# [What is asked]
Identify every line containing the word "this" and reproduce each one.
══ Data for the task
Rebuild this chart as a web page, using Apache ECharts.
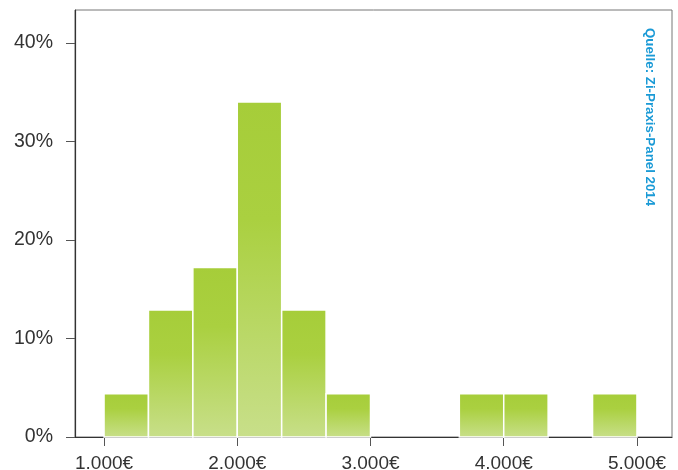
<!DOCTYPE html>
<html>
<head>
<meta charset="utf-8">
<script src="https://cdn.jsdelivr.net/npm/echarts@6/dist/echarts.min.js"></script>
<style>html,body{margin:0;padding:0;background:#fff;}#c{width:678px;height:470px;}</style>
</head>
<body>
<div id="c"></div>
<script>
// Histogram bins (Euro), bin width = 1000/3
var binStart = [1000, 1333.33, 1666.67, 2000, 2333.33, 2666.67, 3666.67, 4000, 4666.67];
var binEnd   = [1333.33, 1666.67, 2000, 2333.33, 2666.67, 3000, 4000, 4333.33, 5000];
var share    = [4.4, 12.9, 17.2, 34.0, 12.9, 4.4, 4.4, 4.4, 4.4];
var xTicks = [1000, 2000, 3000, 4000, 5000];
var yTicks = [0, 10, 20, 30, 40];
var sourceText = 'Quelle: Zi-Praxis-Panel 2014';

var data = binStart.map(function (s, i) { return [s, binEnd[i], share[i]]; });

var chart = echarts.init(document.getElementById('c'));
var font = 'Liberation Sans, Arial, sans-serif';
chart.setOption({
  animation: false,
  grid: { left: 75, top: 10, right: 6, bottom: 33, show: true, borderColor: '#777', borderWidth: 1,
          containLabel: false, outerBoundsMode: 'none' },
  xAxis: {
    type: 'value', min: 782, max: 5263,
    splitLine: { show: false },
    axisLine: { show: true, lineStyle: { color: '#333', width: 1.2 } },
    axisTick: { show: true, length: 9, lineStyle: { color: '#555' }, customValues: xTicks },
    axisLabel: {
      customValues: xTicks, margin: 17, color: '#333', fontSize: 19, fontFamily: font,
      formatter: function (v) { return (v / 1000).toFixed(3) + '€'; }
    }
  },
  yAxis: {
    type: 'value', min: 0, max: 43.35,
    splitLine: { show: false },
    axisLine: { show: true, lineStyle: { color: '#333', width: 1.2 } },
    axisTick: { show: true, length: 9, lineStyle: { color: '#555' }, customValues: yTicks },
    axisLabel: {
      customValues: yTicks, margin: 22, color: '#333', fontSize: 19.5, fontFamily: font,
      formatter: function (v) { return v + '%'; }
    }
  },
  series: [{
    type: 'custom',
    data: data,
    encode: { x: [0, 1], y: 2 },
    renderItem: function (params, api) {
      var p0 = api.coord([api.value(0), api.value(2)]);
      var p1 = api.coord([api.value(1), 0]);
      return {
        type: 'rect',
        shape: { x: p0[0], y: p0[1], width: p1[0] - p0[0], height: p1[1] - p0[1] },
        style: {
          fill: new echarts.graphic.LinearGradient(0, 0, 0, 1, [
            { offset: 0, color: '#a6cd39' },
            { offset: 0.35, color: '#aad040' },
            { offset: 1, color: '#c8df8a' }
          ]),
          stroke: '#ffffff', lineWidth: 1.5
        }
      };
    }
  }],
  graphic: [{
    type: 'text', x: 650, y: 28, rotation: -Math.PI / 2,
    style: {
      text: sourceText, fill: '#1a9ad6', font: 'bold 13.3px ' + font,
      textAlign: 'left', textVerticalAlign: 'middle'
    }
  }]
});
</script>
</body>
</html>
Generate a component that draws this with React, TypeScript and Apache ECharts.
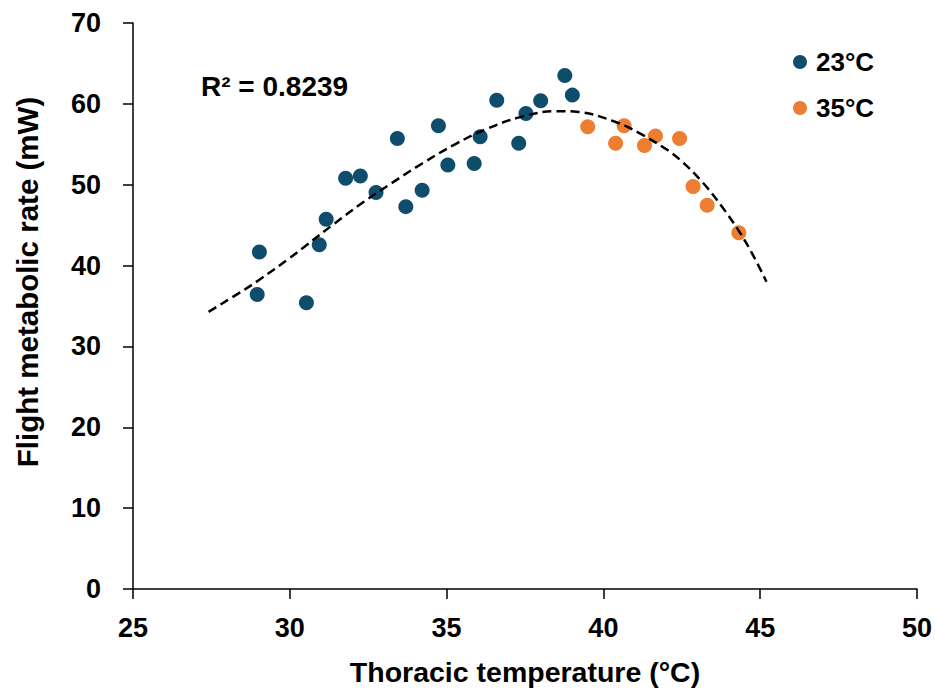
════
# [Response]
Rebuild this chart as a web page, using Apache ECharts.
Generate a component that draws this with React, TypeScript and Apache ECharts.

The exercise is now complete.